保姆笑眯眯说:“老夫人您瞧,她们两个多恩爱。”
脚落到平地时,陆汐在她耳边轻声提醒:“慢一点。”
这三个字如春风送暖,细致入微。
司语耳朵有点痒,偏头,撞进那双突然变温柔的眼眸里,差一点出不来。
演得跟真的似的。
司语定定神,回她一个甜美的微笑,对陆老夫人说:“奶奶,早上好。”
陆老夫人充满慈爱的目光扫了眼她们亲密的姿势,笑得合不拢嘴:“早早早。”
虽然知道陆汐是配合她在演戏,司语还是被陆老夫人和保姆那两道戏谑的目光看得脸有些热,说:“奶奶,我还得赶回剧组拍戏,不能陪您吃早餐了。”

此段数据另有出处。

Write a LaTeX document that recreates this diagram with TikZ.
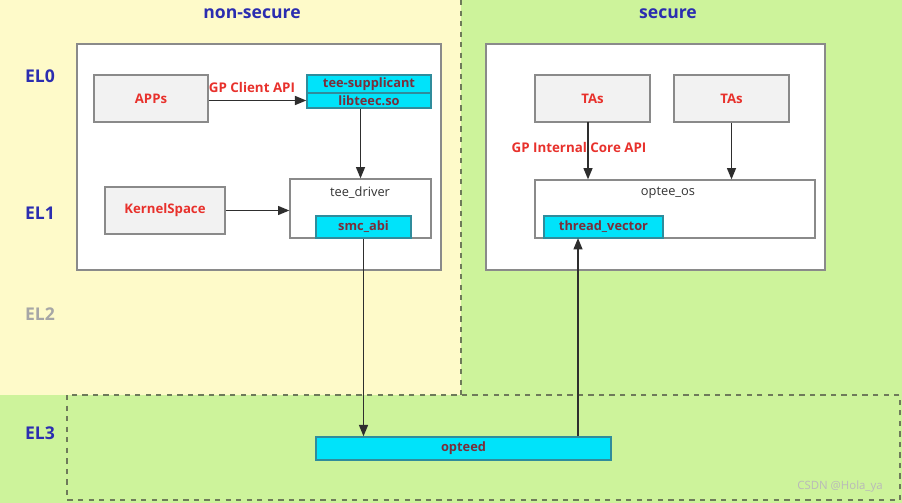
\documentclass[tikz,border=0pt]{standalone}
\usepackage{fontspec}
\setmainfont{Open Sans}
\usetikzlibrary{arrows.meta}
\definecolor{ylw}{HTML}{FEFAC9}
\definecolor{grn}{HTML}{CDF39B}
\definecolor{dashc}{HTML}{6E7A5A}
\definecolor{boxline}{HTML}{8A8A8A}
\definecolor{grayfill}{HTML}{F2F2F2}
\definecolor{cyanfill}{HTML}{00E3FA}
\definecolor{cyanline}{HTML}{2F8C9C}
\definecolor{redtxt}{HTML}{E8312C}
\definecolor{bluetxt}{HTML}{2B2DB0}
\definecolor{cyantxt}{HTML}{7A2E3A}
\definecolor{arrc}{HTML}{2E2E2E}
\begin{document}
\begin{tikzpicture}[x=0.02cm,y=-0.02cm,
  sz/.style 2 args={minimum width=#1*0.02cm, minimum height=#2*0.02cm},
  whitebox/.style={inner sep=0pt, draw=boxline, line width=0.6pt, fill=white},
  graybox/.style={inner sep=0pt, draw=boxline, line width=0.6pt, fill=grayfill, text=redtxt, font=\fontsize{7.5}{8}\selectfont\bfseries},
  cyanbox/.style={inner sep=0pt, draw=cyanline, line width=0.7pt, fill=cyanfill, text=cyantxt, font=\fontsize{7.3}{8}\selectfont\bfseries},
  title/.style={text=bluetxt, font=\fontsize{10}{11}\selectfont\bfseries},
  ellab/.style={text=bluetxt, font=\fontsize{10}{11}\selectfont\bfseries},
  apilab/.style={text=redtxt, font=\fontsize{7.6}{8}\selectfont\bfseries},
  plainlab/.style={text=black!80, font=\fontsize{7.3}{8}\selectfont},
  arr/.style={draw=arrc, line width=1.1pt, -{Triangle[length=6.5pt,width=5pt]}}
]
\useasboundingbox (0,0) rectangle (902,503);
% backgrounds
\fill[ylw] (0,0) rectangle (461,395);
\fill[grn] (461,0) rectangle (902,395);
\fill[grn] (0,395) rectangle (902,503);
\draw[dashc, dashed, line width=0.6pt] (461,0) -- (461,395);
\draw[dashc, dashed, line width=0.6pt] (67,395) rectangle (900,500);

% titles
\node[title] (tns) at (252,14) {non-secure};
\node[title] (ts) at (668,14) {secure};
\node[ellab] (el0) at (40,76) {EL0};
\node[ellab] (el1) at (40,213) {EL1};
\node[ellab, text=black!35] (el2) at (40,314) {EL2};
\node[ellab] (el3) at (40,433) {EL3};

% outer white boxes
\node[whitebox, sz={364}{226}] (ns) at (259,157) {};
\node[whitebox, sz={339}{226}] (sec) at (655.5,157) {};

% non-secure content
\node[graybox, sz={114}{47}] (apps) at (151,98.5) {APPs};
\node[cyanbox, sz={124}{18}] (supp) at (369,84) {tee-supplicant};
\node[cyanbox, sz={124}{15}] (libteec) at (369,100.5) {libteec.so};
\node[whitebox, sz={141}{59}] (tdriver) at (360.5,208.5) {};
\node[plainlab] (tdlab) at (360,193) {tee\_driver};
\node[cyanbox, sz={95}{22}] (smc) at (363.5,227) {smc\_abi};
\node[graybox, sz={120}{47}] (kernel) at (165,210.5) {KernelSpace};

% secure content
\node[graybox, sz={115}{47}] (ta1) at (592.5,98.5) {TAs};
\node[graybox, sz={115}{47}] (ta2) at (731.5,98.5) {TAs};
\node[whitebox, sz={280}{58}] (os) at (675,209) {};
\node[plainlab] (oslab) at (668,193) {optee\_os};
\node[cyanbox, sz={119}{22}] (tv) at (603.5,227) {thread\_vector};

% EL3
\node[cyanbox, sz={295}{23}] (opteed) at (463.5,448.5) {opteed};

% labels
\node[apilab] (gpc) at (252,87) {GP Client API};
\node[apilab] (gpi) at (579,147) {GP Internal Core API};

% connectors
\draw[arr] (apps.east |- libteec.west) -- (libteec.west);
\draw[arr] (libteec.south -| tdriver.north) -- (tdriver.north);
\draw[arr] (kernel.east) -- (kernel.east -| tdriver.west);
\draw[arr] (smc.south) -- (smc.south |- opteed.north);
\coordinate (tvb) at (578,238);
\draw[arr] (tvb |- opteed.north) -- (tvb);
\coordinate (ta1b) at (588,122);
\draw[arr] (ta1b) -- (ta1b |- os.north);
\draw[arr] (ta2.south) -- (ta2.south |- os.north);

% watermark
\node[text=white!45!gray, font=\fontsize{6.5}{7}\selectfont] (wm) at (840,487) {CSDN @Hola\_ya};
\end{tikzpicture}
\end{document}
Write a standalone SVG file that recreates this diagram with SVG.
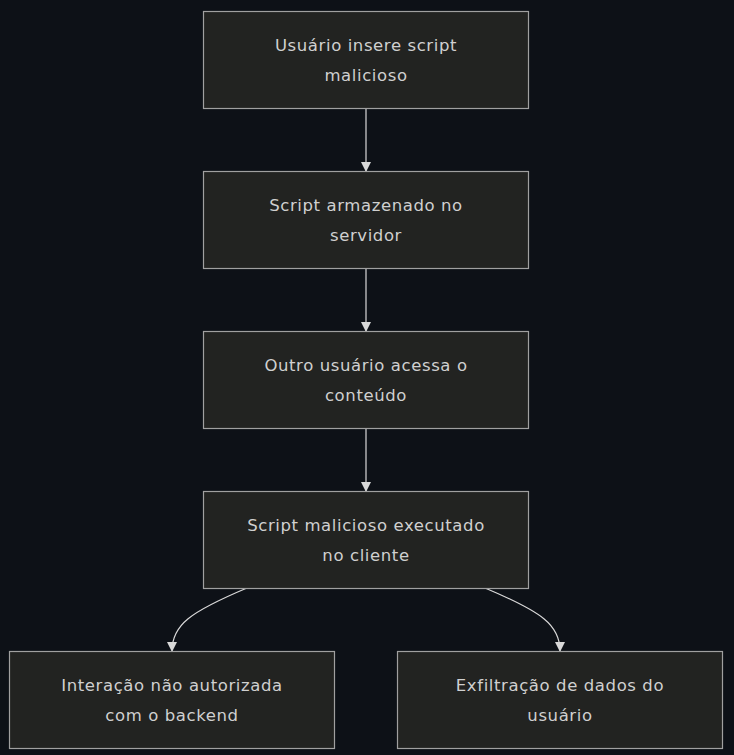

难得看到她们妻妻俩秀一次恩爱,陆老夫人心情大好,也不挽留她,让保姆帮她把早餐打包带走。
“奶奶再见~”
两个人如同连体婴儿般,你搂着我的腰,我抓着你的手,“恩爱”无比地到了车库。
脱离了陆老夫人的视线,陆汐立刻放开她的腰,退后一步,说:“让刘叔送你吧。”
腰间的束缚没有了,司语一只手扶着车门,上车前,似笑非笑看着她,说:“我觉得你哪天不当总裁了,当演员应该也不错。”
“什么意思?”
司语耸耸肩,赞叹地说:“你刚才演得很投入,看起来就像是真的一样,现在又能一秒钟出戏。啧啧,陆总,奥斯卡欠你一座小金人。”
“……”
“走了,拜拜。”
目送那辆黑色林肯离开车库后,陆汐很久才反应过来她说的“演戏”“出戏”指的是什么。
只是看她脚受伤才扶她,怎么就是演了?
又站了一会儿,陆汐回去陪陆老夫人吃早餐。
陆老夫人诧异:“你怎么不送乔乔过去?”
陆汐顿了顿,说:“剧组人多眼杂,被人看到解释不清。”
陆老夫人想起昨天晚上的问话,说:“你也别太难过,我问过乔乔了,她不想公开也是怕被人说闲话,影响她拍戏。她还是爱你的。”
“爱……我?”陆汐差一点被食物噎到,抚了抚胸口,自己都没意识到声音有些急,“这是她说的?”
“是啊。”
放到嘴边的食物忘了吃,陆汐怔然地想:她好像很久,都没有听到司语说爱她了。